Selain menghindari ancaman, hijrah Nabi juga merupakan usaha baginda mewujudkan satu rangkaian kerjasama untuk membangun masyarakat baru di sebuah kota yang lebih aman. Sebagai umat Islam, kita perlu merenung kembali situasi masa itu. Adakah kita telah memainkan peranan yang sepantasnya didalam mempertahankan dan mengembangkan Islam sebaik-baiknya, atau bahkan melemahkan tiang agama tsb dengan melupakan tanggungjawab dan peranan kita sebagai umat Islam? Peristiwa hijrah memberitahukan kepada kita bahwa nasib setiap individu / kaum hanya bisa diubah oleh diri kita sendiri / kaum itu sendiri.

Islam juga tidak suka kepada umatnya yang hanya berdiam diri dan menunggu sesuatu mengubah nasib mereka. Karena itu Allah SWT memberikan ujian kepada hamba2-Nya demi melihat bagaimana mereka menghadapi ujian itu sebagaimana yang telah diberikan kepada Nabi Muhammad SAW dan pengikut-2-nya.

Allah SWT berfirman dalam surah Ar-Ra’ad ayat 11:

لَهُ مُعَقِّبَاتٌ مِّن بَيْنِ يَدَيْهِ وَمِنْ خَلْفِهِ يَحْفَظُونَهُ مِنْ أَمْرِ اللّهِ إِنَّ اللّهَ لاَ يُغَيِّرُ مَا بِقَوْمٍ حَتَّى يُغَيِّرُواْ مَا بِأَنْفُسِهِمْ وَإِذَا أَرَادَ اللّهُ بِقَوْمٍ سُوءاً فَلاَ مَرَدَّ لَهُ وَمَا لَهُم مِّن دُونِهِ مِن وَالٍ

“Bagi manusia ada malaikat-malaikat yang selalu mengikutinya bergiliran, di muka dan di belakangnya, mereka menjaganya atas perintah Allah. Sesungguhnya Allah tidak mengubah keadaan sesuatu kaum sehingga mereka mengubah keadaan yang ada pada diri mereka sendiri. Dan apabila Allah menghendaki keburukan terhadap sesuatu kaum, maka tak ada yang dapat menolaknya; dan sekali-kali tak ada pelindung bagi mereka selain Dia.”

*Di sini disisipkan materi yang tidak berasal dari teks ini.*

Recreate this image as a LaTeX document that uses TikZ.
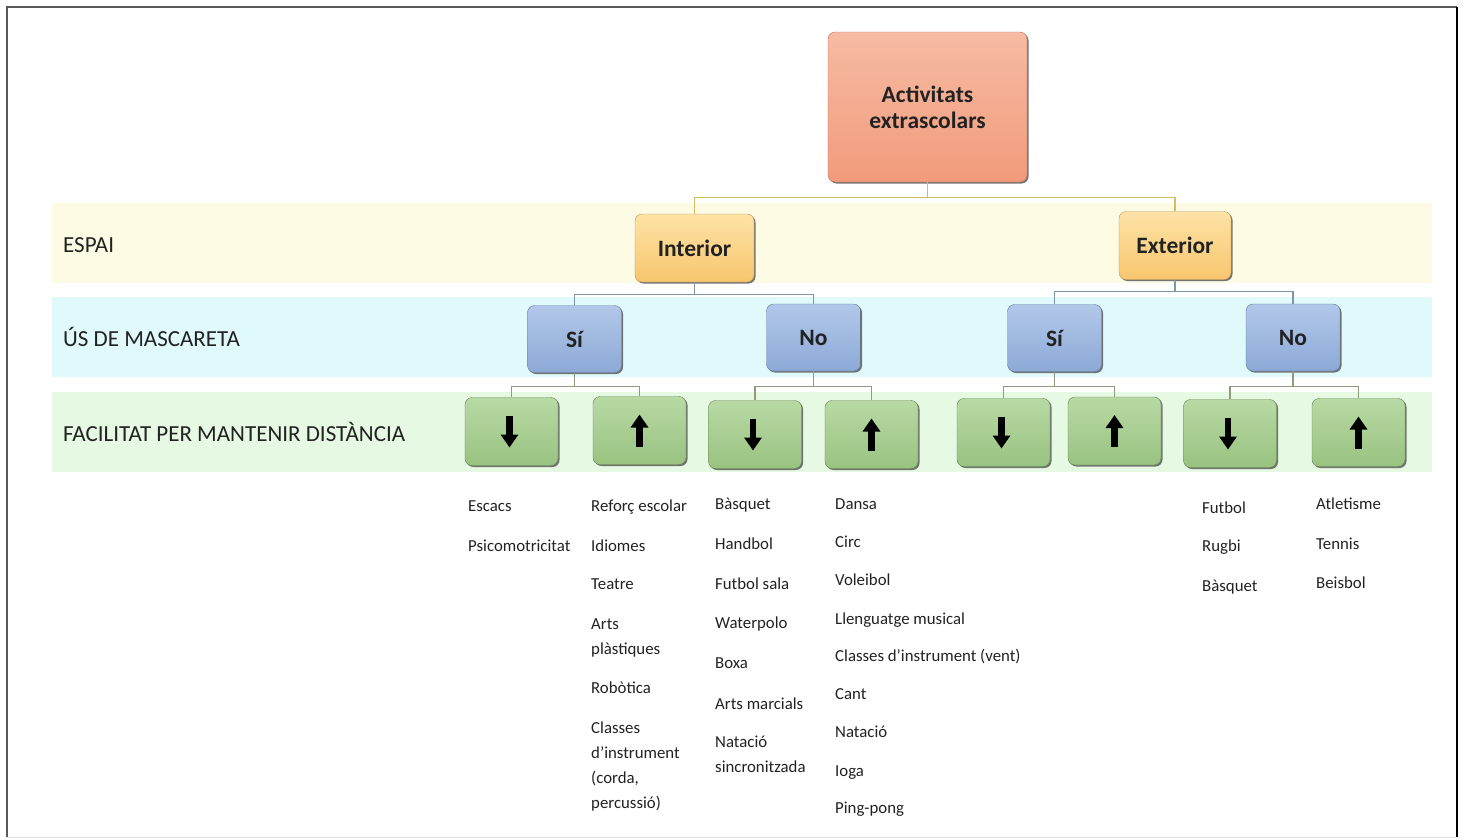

Banyak pelajaran yang dapat diambil dari peristiwa hijrah Nabi Muhammad SAW, salah satunya adalah usaha meninggalkan semua unsur kejelekan yang ada dalam diri setiap manusia kepada nilai-nilai kebaikan seperti yang dituntut oleh Islam melalui konsep “amal ma’aruf nahi munkar“, yaitu melakukan apa yang diperintahkan dan meninggalkan apa yang dilarang oleh Allah SWT. Selain itu, hijrah juga membawa arti meninggalkan suasana kesempitan dan kegelapan menuju satu keadaan yang terang benderang. Hal ini bisa dikaitkan dengan usaha menambah ilmu pengetahuan dan mempelajari masalah-2 baru yang bermanfaat bukan saja untuk diri sendiri melainkan juga untuk agama, bangsa dan negara.

Hijrah ini manfaatnya amat besar, dengan berusaha meningkatkan ilmu pengetahuan, kita dapat mengubah hidup lebih baik dan selanjutnya menjadi umat Islam yang kuat dan khalifah dimuka bumi. Islam menuntut umatnya berhijrah dari kelemahan kepada kekuatan terutama aspek keimanan, karena keimanan kepada Allah SWT akan melahirkan masyarakat Islam yang kokoh dari aspek ekonomi, politik, sosial, pendidikan dan sebagainya. Hijrah yang seperti ini harus dilakukan dengan sempurna dan sepenuh hati karena hijrah menjanjikan kehidupan yang sempurna dan bahagia di dunia dan akhirat.